Le ski est-il désormais dicté par nos compétences sur les réseaux sociaux ?

Le crow Lukas Ebenbichler s’interroge sur l’emprise des réseaux sociaux dans le ski professionnel. Une question récurrente que personne n’ose trop soulever, au risque de devoir inspecter sa propre pierre et finir par la précipiter dans la vacuité numérique.

Pour moi le ski est un moyen de m’exprimer et d’échapper à la routine et au stress du quotidien. Le ski, c’est aussi l’opportunité de me rapprocher de la nature et d’explorer les environs. Pourtant le ski ce n’est plus seulement ça, mais c’est aussi notre réactivité à utiliser des outils comme Instagram, Facebook ou Twitter.

Aujourd’hui, un skieur ne semble déterminé que par le nombre d’abonnés et de pouces tendus vers le haut qu’il obtient dans les minutes qui suivent une publication. Plus vous avez de pouces et d’abonnés et plus vous devenez attractif en termes de sponsoring. Cela me rend dingue parce que moi aussi j’en veux toujours plus. Est-ce désormais la seule manière d’exister ?

Autrefois, les gens étaient équipés parce qu’ils étaient à la fois super bons skieurs, mais aussi communicatifs et toujours actifs en montagne pour présenter les produits. Vous étiez sponsorisé parce que vous étiez bon et non parce que vous aviez des milliers d’abonnés sur Instagram et que vous saviez manier Photoshop et compagnie.

Bien sûr, les réseaux sociaux font désormais partis du jeu, et si vous voulez continuer à vivre de votre passion, il faut bien se connecter d’une manière ou d’une autre. C’est très sympa de poster des photos de vos dernières aventures ou de partager des histoires, mais je trouve ça flippant d’être totalement défini par ses abonnés, ses pouces et autres trucs du genre.

Les skieurs d’aujourd’hui sont plus ou moins des blogueurs : on blogue sur nos aventures, on montre à quel point tout est magnifique même si ça ne l’est pas, on emmerde nos potes pour une photo afin d’alimenter nos réseaux, nous achetons sans cesse du matériel digital pour sortir des clips ou des photos hallucinantes simplement pour la jouissance du flux que cela créera et pour le donner gratuitement à nos sponsors. N’est-il pas ?

Alors est-ce qu’on passe des heures et des heures à faire ces trucs simplement pour avoir d’autres trucs gratuits ? Mais alors comment vit-on ? Comment peut-on en tirer profit ?

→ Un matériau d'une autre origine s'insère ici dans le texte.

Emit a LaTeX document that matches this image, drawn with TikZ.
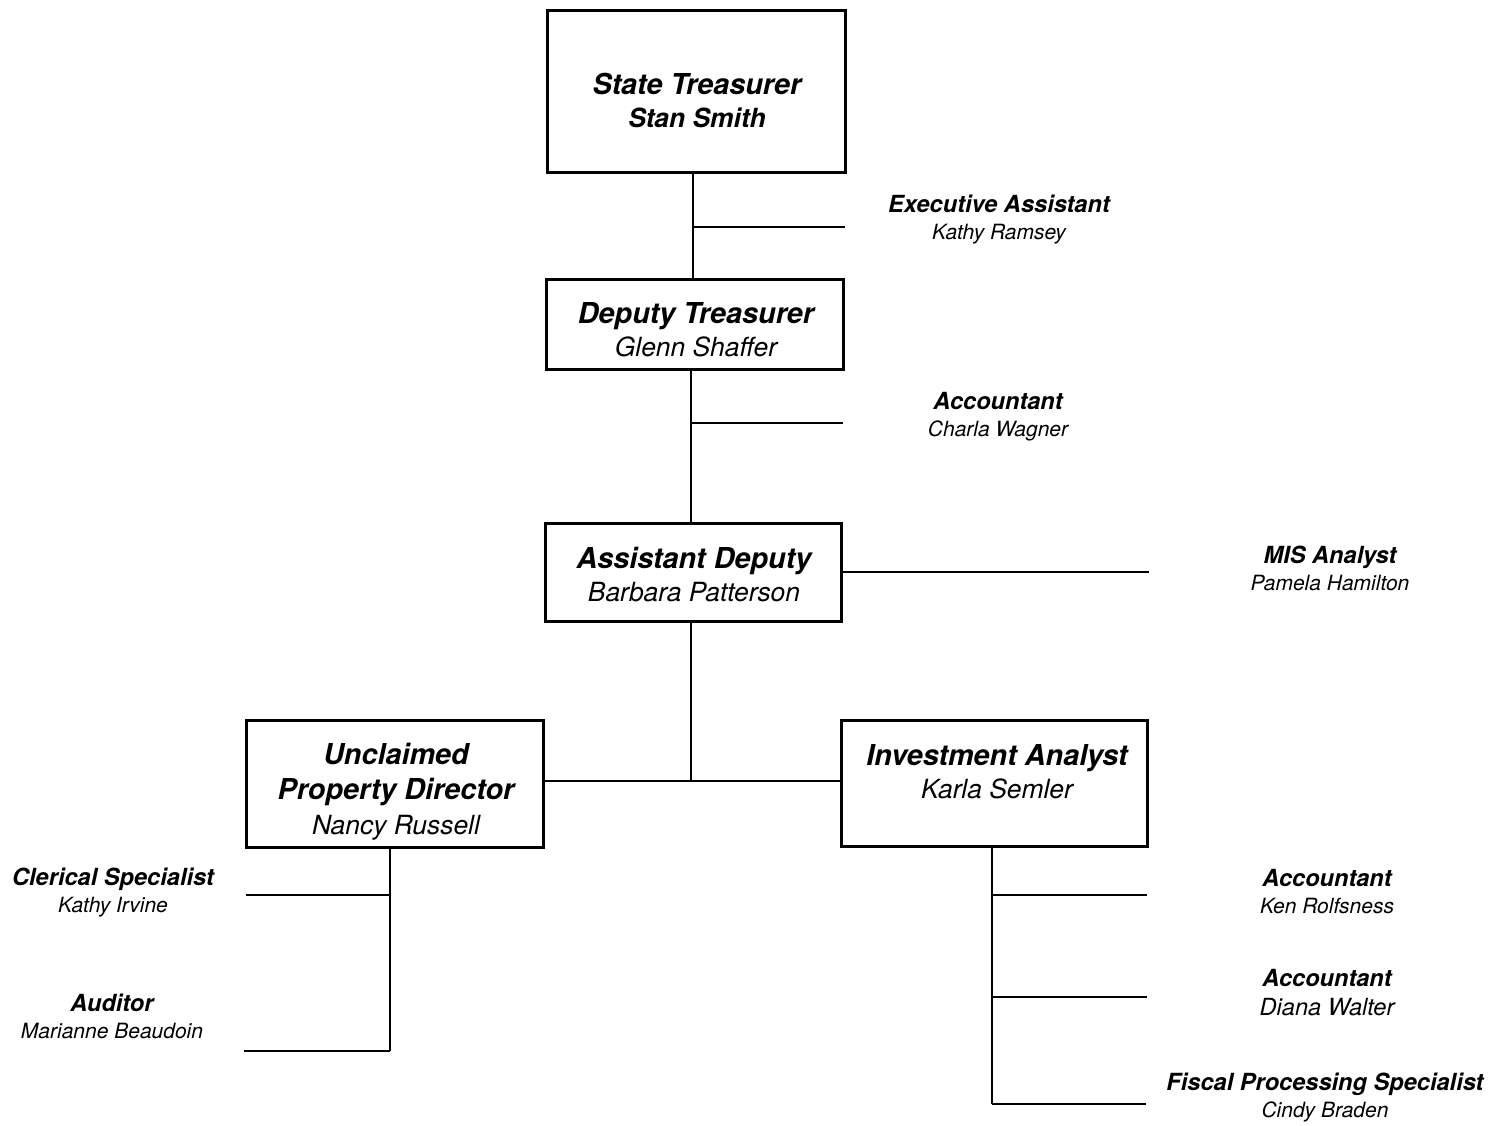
\documentclass[tikz,border=0pt]{standalone}
\usepackage{fontspec}
\setmainfont{TeX Gyre Heros}
\newcommand\boxtitle[1]{{\fontsize{14.4}{16.5}\selectfont\bfseries\itshape #1}}
\newcommand\boxname[1]{{\fontsize{13.2}{16.5}\selectfont\itshape #1}}
\newcommand\boxbname[1]{{\fontsize{13.2}{16.5}\selectfont\bfseries\itshape #1}}
\newcommand\sidetitle[1]{{\fontsize{11.8}{13.5}\selectfont\bfseries\itshape #1}}
\newcommand\sidename[1]{{\fontsize{10.5}{13.5}\selectfont\itshape #1}}
\newcommand\sidebigname[1]{{\fontsize{11.8}{14.5}\selectfont\itshape #1}}
\begin{document}
\begin{tikzpicture}[x=0.5pt,y=-0.5pt,
  orgbox/.style={draw, line width=1.5pt, inner sep=0pt},
  boxtext/.style={align=center, inner sep=0pt, font=\fontsize{14.4}{16.5}\selectfont},
  sidetext/.style={align=center, inner sep=0pt, font=\fontsize{11.8}{13.5}\selectfont},
  conn/.style={line width=1.4pt}]
\useasboundingbox (0,0) rectangle (1507,1125);
% boxes
\node[orgbox, minimum width=149pt, minimum height=81pt] (st) at (696,91) {};
\node[orgbox, minimum width=148.5pt, minimum height=45pt] (dt) at (694.5,324) {};
\node[orgbox, minimum width=148pt, minimum height=49pt] (ad) at (693,572) {};
\node[orgbox, minimum width=148.5pt, minimum height=63.5pt] (up) at (394.5,783.5) {};
\node[orgbox, minimum width=153pt, minimum height=63pt] (ia) at (994,783) {};
% box texts
\node[boxtext] (sttext) at (697,100.5) {\boxtitle{State Treasurer}\\\boxbname{Stan Smith}};
\node[boxtext] (dttext) at (696,329.5) {\boxtitle{Deputy Treasurer}\\\boxname{Glenn Shaffer}};
\node[boxtext] (adtext) at (694,575) {\boxtitle{Assistant Deputy}\\\boxname{Barbara Patterson}};
\node[boxtext, font=\fontsize{14.4}{17.5}\selectfont] (uptext) at (396,791.5) {\boxtitle{Unclaimed}\\\boxtitle{Property Director}\\\boxname{Nancy Russell}};
\node[boxtext] (iatext) at (997,771.5) {\boxtitle{Investment Analyst}\\\boxname{Karla Semler}};
% side labels
\node[sidetext] (ea) at (999,220) {\sidetitle{Executive Assistant}\\\sidename{Kathy Ramsey}};
\node[sidetext] (ac1) at (998,416.5) {\sidetitle{Accountant}\\\sidename{Charla Wagner}};
\node[sidetext] (mis) at (1330,568.5) {\sidetitle{MIS Analyst}\\\sidename{Pamela Hamilton}};
\node[sidetext] (cs) at (113,893) {\sidetitle{Clerical Specialist}\\\sidename{Kathy Irvine}};
\node[sidetext] (au) at (112,1016.5) {\sidetitle{Auditor}\\\sidename{Marianne Beaudoin}};
\node[sidetext] (ac2) at (1327,892) {\sidetitle{Accountant}\\\sidename{Ken Rolfsness}};
\node[sidetext, font=\fontsize{11.8}{14.5}\selectfont] (ac3) at (1327,992.5) {\sidetitle{Accountant}\\\sidebigname{Diana Walter}};
\node[sidetext] (fps) at (1325,1098) {\sidetitle{Fiscal Processing Specialist}\\\sidename{Cindy Braden}};
% junction coordinates and free ends
\coordinate (j1) at (693,227);  \coordinate (e1) at (845,227);
\coordinate (j2) at (691,423);  \coordinate (e2) at (843,423);
\coordinate (e3) at (1149,572);
\coordinate (j3) at (691,781);
\coordinate (j4) at (390,895);  \coordinate (e4) at (246,895);
\coordinate (j5) at (390,1051); \coordinate (e5) at (244,1051);
\coordinate (k1) at (992,895);  \coordinate (f1) at (1147,895);
\coordinate (k2) at (992,997);  \coordinate (f2) at (1147,997);
\coordinate (k3) at (992,1104); \coordinate (f3) at (1146,1104);
% connectors
\draw[conn] (st.south -| j1) -- (dt.north -| j1);
\draw[conn] (j1) -- (e1);
\draw[conn] (dt.south -| j2) -- (ad.north -| j2);
\draw[conn] (j2) -- (e2);
\draw[conn] (ad.east) -- (e3);
\draw[conn] (ad.south -| j3) -- (j3);
\draw[conn] (up.east |- j3) -- (ia.west |- j3);
\draw[conn] (up.south -| j4) -- (j5);
\draw[conn] (j4) -- (e4);
\draw[conn] (j5) -- (e5);
\draw[conn] (ia.south -| k1) -- (k3);
\draw[conn] (k1) -- (f1);
\draw[conn] (k2) -- (f2);
\draw[conn] (k3) -- (f3);
\end{tikzpicture}
\end{document}
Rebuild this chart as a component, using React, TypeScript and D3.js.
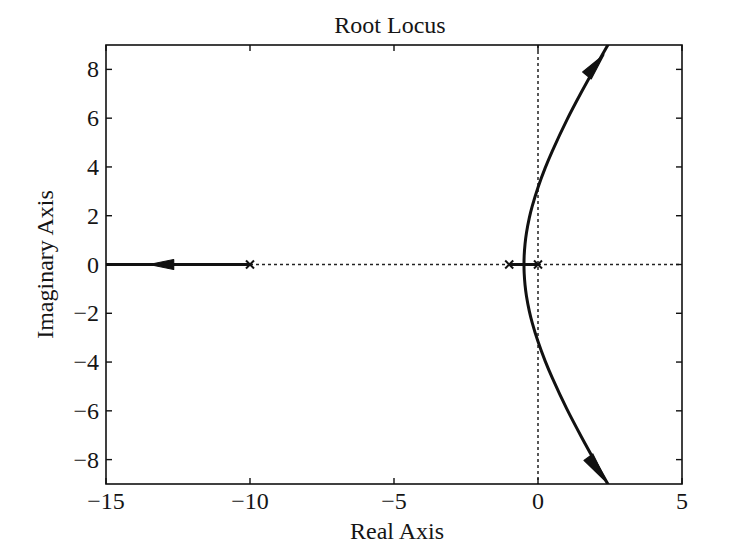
import React from "react";
import * as d3 from "d3";

// root locus: poles, upper/lower branches, real-axis branch
const poles = [-10, -1, 0];
const upperReal = [-0.487, -0.48, -0.45, -0.4, -0.3, -0.2, 0, 0.25, 0.5, 1, 1.5, 2, 2.45];
const upperImag = [0, 0.36, 0.84, 1.3, 1.92, 2.39, 3.16, 3.96, 4.66, 5.92, 7.05, 8.12, 9.05];
const lowerReal = [-0.487, -0.48, -0.45, -0.4, -0.3, -0.2, 0, 0.25, 0.5, 1, 1.5, 2, 2.45];
const lowerImag = [0, -0.36, -0.84, -1.3, -1.92, -2.39, -3.16, -3.96, -4.66, -5.92, -7.05, -8.12, -9.05];
const leftBranch = [-10, -15];
const innerBranch = [-1, 0];
const xTicks = [-15, -10, -5, 0, 5];
const yTicks = [-8, -6, -4, -2, 0, 2, 4, 6, 8];

const W = 740;
const H = 560;
const left = 106, right = 682, top = 45, bottom = 484;
const font = "'Liberation Serif', 'Times New Roman', serif";

const x = d3.scaleLinear().domain([-15, 5]).range([left, right]);
const y = d3.scaleLinear().domain([-9, 9]).range([bottom, top]);
const fmt = d3.format("d");

const line = d3.line<[number, number]>()
  .x(d => x(d[0]))
  .y(d => y(d[1]))
  .curve(d3.curveCatmullRom);

// filled arrowhead between base and tip (data coords)
const arrow = (base: [number, number], tip: [number, number], half = 5) => {
  const bx = x(base[0]), by = y(base[1]);
  const tx = x(tip[0]), ty = y(tip[1]);
  const dx = tx - bx, dy = ty - by;
  const len = Math.hypot(dx, dy);
  const nx = -dy / len * half, ny = dx / len * half;
  return `M${tx},${ty}L${bx + nx},${by + ny}L${bx - nx},${by - ny}Z`;
};

export default function App() {
  const upper = upperReal.map((r, i) => [r, upperImag[i]] as [number, number]);
  const lower = lowerReal.map((r, i) => [r, lowerImag[i]] as [number, number]);
  const tick = 6;

  return (
    <svg width={W} height={H} style={{ position: "absolute", left: 0, top: 0, background: "#fff" }}>
      <defs>
        <clipPath id="plot">
          <rect x={left} y={top} width={right - left} height={bottom - top} />
        </clipPath>
      </defs>

      {/* dotted zero lines */}
      <line x1={left} x2={right} y1={y(0)} y2={y(0)} stroke="#222" strokeWidth={1.5} strokeDasharray="3,3" />
      <line x1={x(0)} x2={x(0)} y1={top} y2={bottom} stroke="#222" strokeWidth={1.5} strokeDasharray="3,3" />

      <g clipPath="url(#plot)" fill="none" stroke="#111" strokeWidth={3}>
        <path d={line(upper) ?? ""} />
        <path d={line(lower) ?? ""} />
        <line x1={x(leftBranch[0])} x2={x(leftBranch[1])} y1={y(0)} y2={y(0)} />
        <line x1={x(innerBranch[0])} x2={x(innerBranch[1])} y1={y(0)} y2={y(0)} />
      </g>

      {/* arrowheads */}
      <g fill="#111" stroke="#111" strokeWidth={1.2} strokeLinejoin="round">
        <path d={arrow([1.7, 7.75], [2.29, 8.6], 5.5)} />
        <path d={arrow([1.75, -7.9], [2.4, -8.95], 5.5)} />
        <path d={arrow([-12.65, 0], [-13.5, 0], 5)} />
      </g>

      {/* pole markers */}
      <g stroke="#111" strokeWidth={2}>
        {poles.map(p => (
          <g key={p} transform={`translate(${x(p)},${y(0)})`}>
            <line x1={-4} y1={-4} x2={4} y2={4} />
            <line x1={-4} y1={4} x2={4} y2={-4} />
          </g>
        ))}
      </g>

      {/* frame and ticks */}
      <rect x={left} y={top} width={right - left} height={bottom - top} fill="none" stroke="#111" strokeWidth={1.6} />
      <g stroke="#111" strokeWidth={1.4}>
        {xTicks.map(t => (
          <g key={t}>
            <line x1={x(t)} x2={x(t)} y1={bottom} y2={bottom - tick} />
            <line x1={x(t)} x2={x(t)} y1={top} y2={top + tick} />
          </g>
        ))}
        {yTicks.map(t => (
          <g key={t}>
            <line x1={left} x2={left + tick} y1={y(t)} y2={y(t)} />
            <line x1={right} x2={right - tick} y1={y(t)} y2={y(t)} />
          </g>
        ))}
      </g>

      <g fontFamily={font} fontSize={24} fill="#151515">
        {xTicks.map(t => (
          <text key={t} x={x(t)} y={509} textAnchor="middle">{fmt(t)}</text>
        ))}
        {yTicks.map(t => (
          <text key={t} x={99} y={y(t) + 8} textAnchor="end">{fmt(t)}</text>
        ))}
        <text x={390} y={33} textAnchor="middle">Root Locus</text>
        <text x={397} y={539} textAnchor="middle">Real Axis</text>
        <text transform={`translate(53,${(top + bottom) / 2}) rotate(-90)`} textAnchor="middle">Imaginary Axis</text>
      </g>
    </svg>
  );
}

En réalité, nous oublions la raison pour laquelle nous skions et parcourons la montagne : mais parce que nous adorons ça, parce que nous sommes bons à ça et parce que nous n’imaginons rien d’aussi jouissif. Les gens qui ressentent ce genre de choses et qui vivent de cette manière sont bien plus précieux que des gens accolés à leurs milliers d’abonnés qui iront vers les plus offrants sans égard pour le reste. Celles et ceux qui vont en montagne par amour sont très précieux pour leurs sponsors parce qu’ils apporteront une contribution autrement plus constructive.

Nous ne sommes pas là-haut pour les réseaux sociaux, nous sommes là-haut parce que nous aimons ça. Et aucune personne impliquée dans ce loisir ne peut dire qu’il est différent, qu’il n’agit pas de la sorte. NOUS sommes TOUS dans le même panier.